The request
Pictures excluded, return the lines below from the first through the line holding "import seaborn as sns".

Given material
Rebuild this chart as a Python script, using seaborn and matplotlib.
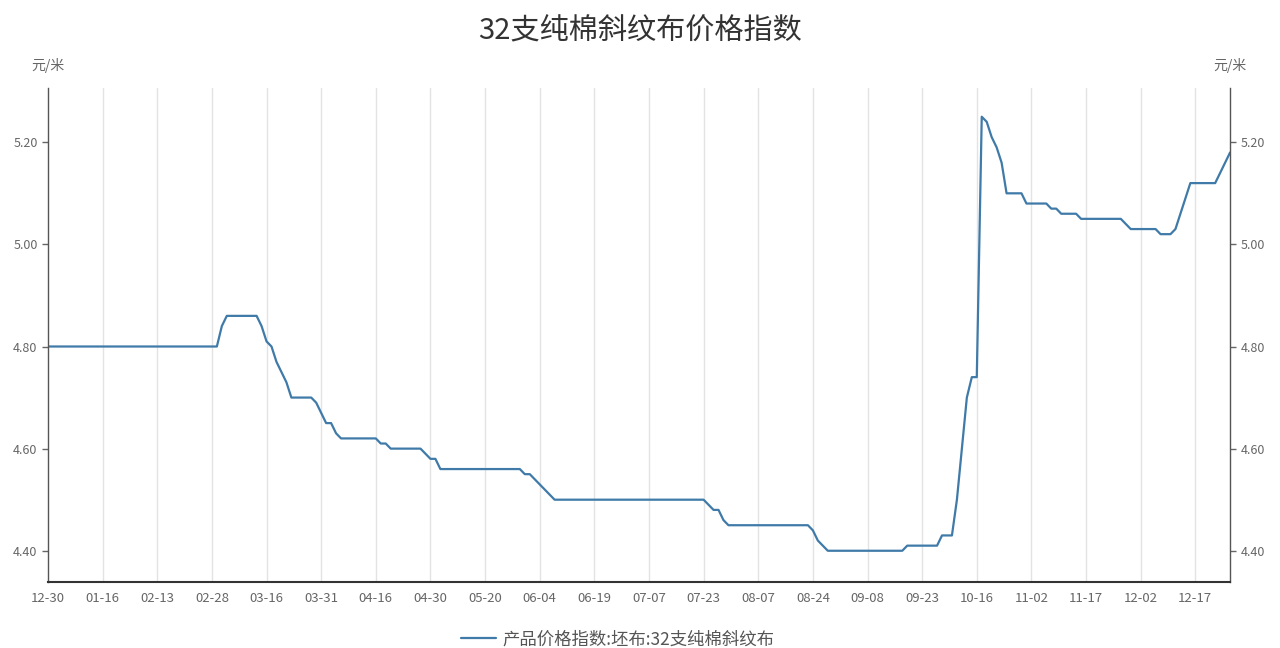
import numpy as np
import pandas as pd
import matplotlib
matplotlib.use("Agg")
import matplotlib.pyplot as plt
import seaborn as sns

# --- data (run-length encoded per trading day) ---
run_values = [4.80, 4.84, 4.86, 4.84, 4.81, 4.80, 4.77, 4.75, 4.73, 4.70,
              4.69, 4.67, 4.65, 4.63, 4.62, 4.61, 4.60, 4.59, 4.58, 4.56,
              4.55, 4.54, 4.53, 4.52, 4.51, 4.50, 4.49, 4.48, 4.46, 4.45,
              4.44, 4.42, 4.41, 4.40, 4.41, 4.43, 4.50, 4.60, 4.70, 4.74,
              5.25, 5.24, 5.21, 5.19, 5.16, 5.10, 5.08, 5.07, 5.06, 5.05,
              5.04, 5.03, 5.02, 5.03, 5.06, 5.09, 5.12, 5.14, 5.16, 5.18]
run_lengths = [35, 1, 7, 1, 1, 1, 1, 1, 1, 5,
               1, 1, 2, 1, 8, 2, 7, 1, 2, 17,
               2, 1, 1, 1, 1, 31, 1, 2, 1, 17,
               1, 1, 1, 16, 7, 3, 1, 1, 1, 2,
               1, 1, 1, 1, 1, 4, 5, 2, 4, 9,
               1, 6, 3, 1, 1, 1, 6, 1, 1, 1]

tick_labels = ["12-30", "01-16", "02-13", "02-28", "03-16", "03-31", "04-16",
               "04-30", "05-20", "06-04", "06-19", "07-07", "07-23", "08-07",
               "08-24", "09-08", "09-23", "10-16", "11-02", "11-17", "12-02",
               "12-17"]
tick_step = 11

series_name = "产品价格指数:坯布:32支纯棉斜纹布"
title = "32支纯棉斜纹布价格指数"
unit = "元/米"

price = np.repeat(run_values, run_lengths)
df = pd.DataFrame({"day": np.arange(len(price)), "price": price})

# --- style ---
sns.set_style("white")
plt.rcParams['font.family'] = ['Noto Sans CJK SC', 'DejaVu Sans']

fig = plt.figure(figsize=(12.8, 6.48), dpi=100)
ax = fig.add_axes([0.0375, 0.102, 0.9235, 0.762])

sns.lineplot(data=df, x="day", y="price", ax=ax, color="#3f7aa8",
             linewidth=1.6, label=series_name)

ticks = np.arange(len(tick_labels)) * tick_step
ax.set_xticks(ticks)
ax.set_xticklabels(tick_labels)
ax.set_xlim(0, len(price) - 1)
ax.set_ylim(4.339, 5.306)
ax.set_yticks([4.40, 4.60, 4.80, 5.00, 5.20])
ax.set_yticklabels(["4.40", "4.60", "4.80", "5.00", "5.20"])

for t in ticks[1:]:
    ax.axvline(t, color="#e3e3e3", linewidth=1, zorder=0)

ax.tick_params(axis="x", direction="out", length=4, width=1, color="#333333",
               labelcolor="#666666", labelsize=9.5, pad=3)
ax.tick_params(axis="y", direction="out", length=4, width=1, color="#666666",
               labelcolor="#666666", labelsize=9, left=True, right=True,
               labelleft=True, labelright=True)

ax.spines["top"].set_visible(False)
ax.spines["bottom"].set_color("#333333")
ax.spines["bottom"].set_linewidth(1.5)
for side in ["left", "right"]:
    ax.spines[side].set_color("#555555")
    ax.spines[side].set_linewidth(1)

ax.set_xlabel("")
ax.set_ylabel("")

ax.text(0, 1.03, unit, transform=ax.transAxes, ha="center", va="bottom",
        fontsize=10, color="#666666")
ax.text(1, 1.03, unit, transform=ax.transAxes, ha="center", va="bottom",
        fontsize=10, color="#666666")

fig.suptitle(title, y=0.975, fontsize=21, color="#333333")

ax.legend(loc="upper center", bbox_to_anchor=(0.482, -0.066), frameon=False,
          fontsize=12.5, labelcolor="#555555", handlelength=2.0,
          handletextpad=0.4)

fig.savefig("out.png", dpi=100)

Task solution
Rebuild this chart as a Python script, using seaborn and matplotlib.
import numpy as np
import pandas as pd
import matplotlib
matplotlib.use("Agg")
import matplotlib.pyplot as plt
import seaborn as sns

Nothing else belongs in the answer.